» **Written exercise**
Copy all lines holding the word "matplotlib" from the entries.

» **Data to process**
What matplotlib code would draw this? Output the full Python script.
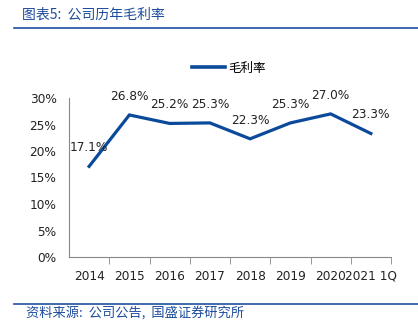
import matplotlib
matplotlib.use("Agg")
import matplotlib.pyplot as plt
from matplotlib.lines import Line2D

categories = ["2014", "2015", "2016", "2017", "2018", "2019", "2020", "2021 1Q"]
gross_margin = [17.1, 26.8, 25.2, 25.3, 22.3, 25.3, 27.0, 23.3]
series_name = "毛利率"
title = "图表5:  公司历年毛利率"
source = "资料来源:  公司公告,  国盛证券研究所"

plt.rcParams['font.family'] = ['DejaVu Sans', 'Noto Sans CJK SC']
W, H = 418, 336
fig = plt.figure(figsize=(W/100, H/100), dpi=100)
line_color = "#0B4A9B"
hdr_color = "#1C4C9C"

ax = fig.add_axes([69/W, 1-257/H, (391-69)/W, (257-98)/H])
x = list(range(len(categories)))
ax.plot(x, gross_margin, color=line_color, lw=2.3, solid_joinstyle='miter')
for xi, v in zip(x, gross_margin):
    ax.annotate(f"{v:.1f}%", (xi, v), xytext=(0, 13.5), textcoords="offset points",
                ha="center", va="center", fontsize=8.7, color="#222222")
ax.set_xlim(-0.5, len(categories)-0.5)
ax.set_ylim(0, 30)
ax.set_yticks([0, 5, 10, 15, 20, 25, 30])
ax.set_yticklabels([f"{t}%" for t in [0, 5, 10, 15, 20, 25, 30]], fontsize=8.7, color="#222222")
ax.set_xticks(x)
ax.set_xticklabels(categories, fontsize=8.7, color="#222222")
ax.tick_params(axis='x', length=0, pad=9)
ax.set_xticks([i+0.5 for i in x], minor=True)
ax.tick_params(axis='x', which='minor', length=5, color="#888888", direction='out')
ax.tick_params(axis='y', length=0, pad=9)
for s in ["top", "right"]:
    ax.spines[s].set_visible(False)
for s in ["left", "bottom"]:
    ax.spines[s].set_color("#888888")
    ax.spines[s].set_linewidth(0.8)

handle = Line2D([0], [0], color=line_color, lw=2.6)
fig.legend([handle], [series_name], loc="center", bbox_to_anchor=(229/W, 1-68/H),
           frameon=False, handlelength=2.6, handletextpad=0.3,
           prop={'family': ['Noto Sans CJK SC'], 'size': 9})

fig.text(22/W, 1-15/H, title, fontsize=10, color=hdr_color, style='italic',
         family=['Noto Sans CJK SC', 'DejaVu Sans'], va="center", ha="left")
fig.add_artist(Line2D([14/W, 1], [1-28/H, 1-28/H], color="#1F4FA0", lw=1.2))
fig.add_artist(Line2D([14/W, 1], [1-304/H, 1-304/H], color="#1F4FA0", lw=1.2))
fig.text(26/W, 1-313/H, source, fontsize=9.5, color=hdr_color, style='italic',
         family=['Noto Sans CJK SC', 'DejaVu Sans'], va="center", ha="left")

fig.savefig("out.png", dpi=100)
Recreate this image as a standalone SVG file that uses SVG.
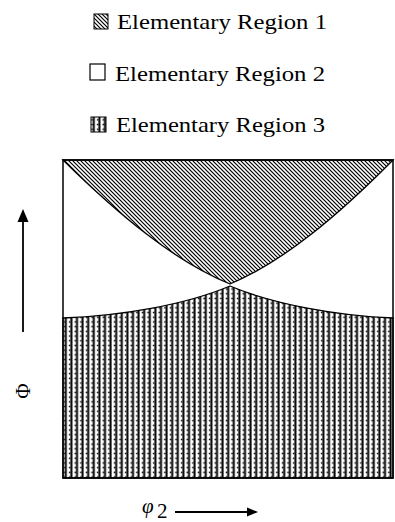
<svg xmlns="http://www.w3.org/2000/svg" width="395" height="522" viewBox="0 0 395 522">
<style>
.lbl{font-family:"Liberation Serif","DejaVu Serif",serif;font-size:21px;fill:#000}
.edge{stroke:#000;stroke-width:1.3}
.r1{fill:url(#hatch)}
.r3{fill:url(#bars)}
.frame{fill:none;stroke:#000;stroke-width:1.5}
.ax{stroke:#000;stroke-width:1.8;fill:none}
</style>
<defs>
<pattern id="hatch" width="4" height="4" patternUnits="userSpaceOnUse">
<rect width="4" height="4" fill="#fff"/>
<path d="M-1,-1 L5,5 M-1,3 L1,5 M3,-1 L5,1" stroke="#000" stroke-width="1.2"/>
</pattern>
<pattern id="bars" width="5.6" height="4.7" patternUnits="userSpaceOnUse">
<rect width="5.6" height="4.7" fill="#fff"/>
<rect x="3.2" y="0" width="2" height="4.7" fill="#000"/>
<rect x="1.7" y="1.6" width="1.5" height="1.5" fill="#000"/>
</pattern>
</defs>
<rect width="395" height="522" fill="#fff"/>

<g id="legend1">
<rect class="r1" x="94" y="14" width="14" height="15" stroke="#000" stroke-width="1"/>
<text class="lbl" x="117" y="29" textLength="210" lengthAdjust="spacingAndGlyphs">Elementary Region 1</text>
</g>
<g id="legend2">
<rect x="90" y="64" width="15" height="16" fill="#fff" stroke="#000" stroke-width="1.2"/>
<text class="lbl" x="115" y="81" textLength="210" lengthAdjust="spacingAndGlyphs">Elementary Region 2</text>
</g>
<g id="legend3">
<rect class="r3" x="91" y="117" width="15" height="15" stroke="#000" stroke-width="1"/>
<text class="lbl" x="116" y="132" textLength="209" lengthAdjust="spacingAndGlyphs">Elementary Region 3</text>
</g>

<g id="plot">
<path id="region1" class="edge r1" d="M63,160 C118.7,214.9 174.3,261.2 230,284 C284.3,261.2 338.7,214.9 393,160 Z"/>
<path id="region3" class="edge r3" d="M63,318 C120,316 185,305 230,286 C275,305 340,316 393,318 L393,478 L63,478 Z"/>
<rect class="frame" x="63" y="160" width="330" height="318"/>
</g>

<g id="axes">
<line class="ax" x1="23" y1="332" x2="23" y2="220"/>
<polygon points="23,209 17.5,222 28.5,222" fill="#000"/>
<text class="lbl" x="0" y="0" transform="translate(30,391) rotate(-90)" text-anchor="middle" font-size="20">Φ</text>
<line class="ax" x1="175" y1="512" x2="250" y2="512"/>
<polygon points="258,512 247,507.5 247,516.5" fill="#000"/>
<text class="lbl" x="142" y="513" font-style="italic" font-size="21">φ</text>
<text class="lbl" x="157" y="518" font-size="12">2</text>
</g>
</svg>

--

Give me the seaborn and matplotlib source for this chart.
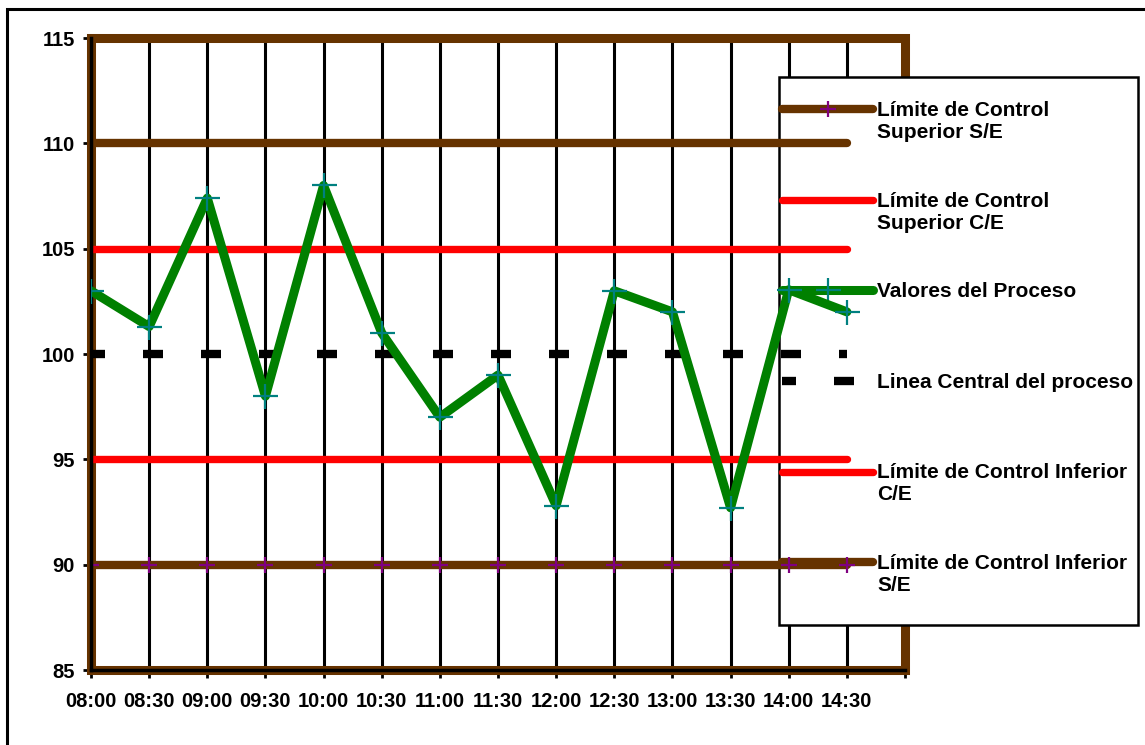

» **Exercise response**
What matplotlib code would draw this? Output the full Python script.
import matplotlib
matplotlib.use("Agg")
import matplotlib.pyplot as plt
from matplotlib.lines import Line2D
Give me the seaborn and matplotlib source for this chart.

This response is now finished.